**Task description:** Without the pictures, output the lines of the material from the very first through the one that holds "31.85, 31.78, 32.08, 33.05, 33.01]".

**Data segment:**
⟨
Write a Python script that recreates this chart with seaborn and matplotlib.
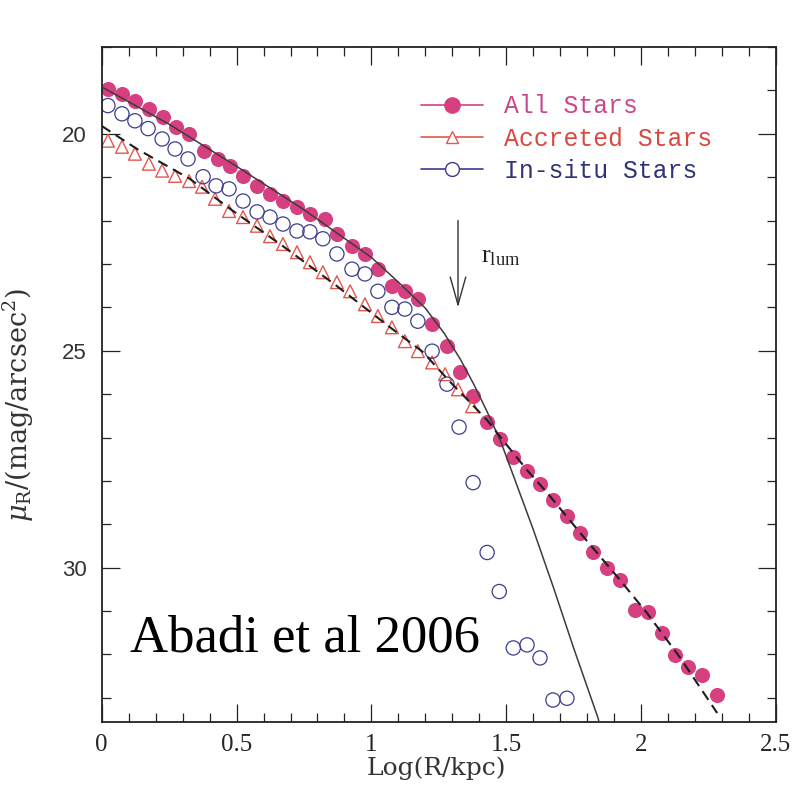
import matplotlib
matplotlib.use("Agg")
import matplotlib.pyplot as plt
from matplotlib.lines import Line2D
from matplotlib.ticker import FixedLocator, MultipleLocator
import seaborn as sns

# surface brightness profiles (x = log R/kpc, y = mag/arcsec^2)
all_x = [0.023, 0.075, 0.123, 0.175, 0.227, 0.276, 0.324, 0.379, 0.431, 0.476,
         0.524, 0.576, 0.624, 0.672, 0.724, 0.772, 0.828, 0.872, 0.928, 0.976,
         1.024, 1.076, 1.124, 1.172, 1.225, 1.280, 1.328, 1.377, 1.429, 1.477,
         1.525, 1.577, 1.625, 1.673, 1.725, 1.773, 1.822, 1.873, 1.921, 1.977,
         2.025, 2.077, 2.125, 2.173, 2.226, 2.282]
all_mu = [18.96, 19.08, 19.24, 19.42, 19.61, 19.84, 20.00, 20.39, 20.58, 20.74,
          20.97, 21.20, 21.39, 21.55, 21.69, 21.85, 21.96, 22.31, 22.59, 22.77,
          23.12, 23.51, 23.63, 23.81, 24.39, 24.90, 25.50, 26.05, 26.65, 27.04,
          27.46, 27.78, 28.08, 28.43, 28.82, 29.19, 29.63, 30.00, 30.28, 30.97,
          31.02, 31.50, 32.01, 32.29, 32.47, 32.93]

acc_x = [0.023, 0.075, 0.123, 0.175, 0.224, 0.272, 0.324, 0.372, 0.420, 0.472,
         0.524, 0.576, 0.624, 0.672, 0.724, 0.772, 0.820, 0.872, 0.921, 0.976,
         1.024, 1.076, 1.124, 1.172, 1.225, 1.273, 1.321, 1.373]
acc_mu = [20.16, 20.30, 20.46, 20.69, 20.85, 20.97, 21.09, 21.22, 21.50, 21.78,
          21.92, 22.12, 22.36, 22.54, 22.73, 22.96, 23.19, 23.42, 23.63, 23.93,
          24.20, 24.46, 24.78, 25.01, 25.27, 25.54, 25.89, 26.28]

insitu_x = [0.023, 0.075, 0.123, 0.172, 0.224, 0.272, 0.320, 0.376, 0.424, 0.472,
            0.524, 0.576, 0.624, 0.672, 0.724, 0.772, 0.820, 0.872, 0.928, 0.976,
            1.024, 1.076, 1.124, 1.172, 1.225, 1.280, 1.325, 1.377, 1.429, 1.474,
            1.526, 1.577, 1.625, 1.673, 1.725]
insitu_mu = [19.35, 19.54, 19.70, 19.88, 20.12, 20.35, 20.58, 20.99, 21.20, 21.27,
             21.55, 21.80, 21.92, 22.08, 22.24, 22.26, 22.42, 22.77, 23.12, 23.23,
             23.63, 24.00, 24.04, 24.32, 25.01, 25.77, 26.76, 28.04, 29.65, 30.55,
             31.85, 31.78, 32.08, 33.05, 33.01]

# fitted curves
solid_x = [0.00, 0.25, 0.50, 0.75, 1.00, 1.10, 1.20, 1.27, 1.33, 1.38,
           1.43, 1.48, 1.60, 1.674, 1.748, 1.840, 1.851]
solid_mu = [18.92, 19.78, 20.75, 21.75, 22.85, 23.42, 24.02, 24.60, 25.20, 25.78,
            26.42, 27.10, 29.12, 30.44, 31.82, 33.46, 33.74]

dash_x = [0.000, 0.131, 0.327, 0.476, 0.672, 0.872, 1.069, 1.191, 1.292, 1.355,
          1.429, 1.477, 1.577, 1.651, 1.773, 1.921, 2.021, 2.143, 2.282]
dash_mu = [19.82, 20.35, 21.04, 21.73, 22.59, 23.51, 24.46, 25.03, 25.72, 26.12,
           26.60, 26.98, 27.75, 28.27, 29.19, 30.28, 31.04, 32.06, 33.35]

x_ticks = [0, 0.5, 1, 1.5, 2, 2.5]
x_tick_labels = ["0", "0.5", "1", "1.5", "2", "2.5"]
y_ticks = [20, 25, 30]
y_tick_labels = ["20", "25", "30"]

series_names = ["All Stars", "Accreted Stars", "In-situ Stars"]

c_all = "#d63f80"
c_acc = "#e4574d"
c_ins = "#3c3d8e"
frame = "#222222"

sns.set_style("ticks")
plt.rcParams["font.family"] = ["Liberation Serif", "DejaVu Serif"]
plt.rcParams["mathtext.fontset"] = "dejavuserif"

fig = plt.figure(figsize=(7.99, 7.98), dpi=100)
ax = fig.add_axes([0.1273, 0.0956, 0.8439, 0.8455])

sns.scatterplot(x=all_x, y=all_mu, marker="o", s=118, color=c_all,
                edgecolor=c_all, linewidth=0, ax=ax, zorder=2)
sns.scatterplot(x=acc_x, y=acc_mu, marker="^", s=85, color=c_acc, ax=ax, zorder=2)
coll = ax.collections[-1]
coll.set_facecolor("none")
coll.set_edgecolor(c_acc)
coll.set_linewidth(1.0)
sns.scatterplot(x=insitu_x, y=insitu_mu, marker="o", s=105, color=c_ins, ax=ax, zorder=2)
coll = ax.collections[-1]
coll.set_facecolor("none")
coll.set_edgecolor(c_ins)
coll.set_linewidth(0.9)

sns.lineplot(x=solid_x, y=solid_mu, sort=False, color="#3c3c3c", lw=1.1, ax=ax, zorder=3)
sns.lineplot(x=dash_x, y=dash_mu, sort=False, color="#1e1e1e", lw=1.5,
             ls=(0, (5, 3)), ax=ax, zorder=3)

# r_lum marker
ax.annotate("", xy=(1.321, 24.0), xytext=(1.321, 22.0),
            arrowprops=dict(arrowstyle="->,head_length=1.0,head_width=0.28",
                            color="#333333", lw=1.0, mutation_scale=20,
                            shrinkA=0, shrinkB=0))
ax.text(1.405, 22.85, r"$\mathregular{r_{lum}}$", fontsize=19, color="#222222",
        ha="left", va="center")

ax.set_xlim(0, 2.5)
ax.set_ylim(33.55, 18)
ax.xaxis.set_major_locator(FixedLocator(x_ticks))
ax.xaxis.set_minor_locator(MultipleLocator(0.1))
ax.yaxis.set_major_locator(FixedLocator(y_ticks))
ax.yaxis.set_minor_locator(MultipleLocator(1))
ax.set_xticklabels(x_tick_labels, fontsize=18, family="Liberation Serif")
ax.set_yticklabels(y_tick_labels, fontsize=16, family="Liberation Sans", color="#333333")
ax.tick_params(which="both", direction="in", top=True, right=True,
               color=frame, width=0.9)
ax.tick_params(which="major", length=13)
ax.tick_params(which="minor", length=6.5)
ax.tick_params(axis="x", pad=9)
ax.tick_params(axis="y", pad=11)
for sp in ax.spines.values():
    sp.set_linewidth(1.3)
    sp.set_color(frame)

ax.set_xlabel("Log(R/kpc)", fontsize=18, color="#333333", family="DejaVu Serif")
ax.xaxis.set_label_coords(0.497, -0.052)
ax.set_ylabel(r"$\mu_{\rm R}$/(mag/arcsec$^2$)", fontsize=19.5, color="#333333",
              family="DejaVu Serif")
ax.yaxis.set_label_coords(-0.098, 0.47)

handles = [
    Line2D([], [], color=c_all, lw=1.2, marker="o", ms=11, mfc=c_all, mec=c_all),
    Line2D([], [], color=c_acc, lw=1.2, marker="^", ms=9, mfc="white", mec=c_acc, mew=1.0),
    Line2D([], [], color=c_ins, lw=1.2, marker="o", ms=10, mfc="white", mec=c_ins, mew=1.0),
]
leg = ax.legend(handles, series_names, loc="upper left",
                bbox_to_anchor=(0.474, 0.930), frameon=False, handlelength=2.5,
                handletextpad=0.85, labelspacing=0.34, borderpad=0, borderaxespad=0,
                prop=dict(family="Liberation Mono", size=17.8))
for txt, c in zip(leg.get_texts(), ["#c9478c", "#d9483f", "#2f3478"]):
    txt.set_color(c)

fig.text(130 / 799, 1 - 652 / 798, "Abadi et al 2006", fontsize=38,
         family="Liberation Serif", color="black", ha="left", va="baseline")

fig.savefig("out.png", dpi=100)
⟩
**Expected answer:**
Write a Python script that recreates this chart with seaborn and matplotlib.
import matplotlib
matplotlib.use("Agg")
import matplotlib.pyplot as plt
from matplotlib.lines import Line2D
from matplotlib.ticker import FixedLocator, MultipleLocator
import seaborn as sns

# surface brightness profiles (x = log R/kpc, y = mag/arcsec^2)
all_x = [0.023, 0.075, 0.123, 0.175, 0.227, 0.276, 0.324, 0.379, 0.431, 0.476,
         0.524, 0.576, 0.624, 0.672, 0.724, 0.772, 0.828, 0.872, 0.928, 0.976,
         1.024, 1.076, 1.124, 1.172, 1.225, 1.280, 1.328, 1.377, 1.429, 1.477,
         1.525, 1.577, 1.625, 1.673, 1.725, 1.773, 1.822, 1.873, 1.921, 1.977,
         2.025, 2.077, 2.125, 2.173, 2.226, 2.282]
all_mu = [18.96, 19.08, 19.24, 19.42, 19.61, 19.84, 20.00, 20.39, 20.58, 20.74,
          20.97, 21.20, 21.39, 21.55, 21.69, 21.85, 21.96, 22.31, 22.59, 22.77,
          23.12, 23.51, 23.63, 23.81, 24.39, 24.90, 25.50, 26.05, 26.65, 27.04,
          27.46, 27.78, 28.08, 28.43, 28.82, 29.19, 29.63, 30.00, 30.28, 30.97,
          31.02, 31.50, 32.01, 32.29, 32.47, 32.93]

acc_x = [0.023, 0.075, 0.123, 0.175, 0.224, 0.272, 0.324, 0.372, 0.420, 0.472,
         0.524, 0.576, 0.624, 0.672, 0.724, 0.772, 0.820, 0.872, 0.921, 0.976,
         1.024, 1.076, 1.124, 1.172, 1.225, 1.273, 1.321, 1.373]
acc_mu = [20.16, 20.30, 20.46, 20.69, 20.85, 20.97, 21.09, 21.22, 21.50, 21.78,
          21.92, 22.12, 22.36, 22.54, 22.73, 22.96, 23.19, 23.42, 23.63, 23.93,
          24.20, 24.46, 24.78, 25.01, 25.27, 25.54, 25.89, 26.28]

insitu_x = [0.023, 0.075, 0.123, 0.172, 0.224, 0.272, 0.320, 0.376, 0.424, 0.472,
            0.524, 0.576, 0.624, 0.672, 0.724, 0.772, 0.820, 0.872, 0.928, 0.976,
            1.024, 1.076, 1.124, 1.172, 1.225, 1.280, 1.325, 1.377, 1.429, 1.474,
            1.526, 1.577, 1.625, 1.673, 1.725]
insitu_mu = [19.35, 19.54, 19.70, 19.88, 20.12, 20.35, 20.58, 20.99, 21.20, 21.27,
             21.55, 21.80, 21.92, 22.08, 22.24, 22.26, 22.42, 22.77, 23.12, 23.23,
             23.63, 24.00, 24.04, 24.32, 25.01, 25.77, 26.76, 28.04, 29.65, 30.55,
             31.85, 31.78, 32.08, 33.05, 33.01]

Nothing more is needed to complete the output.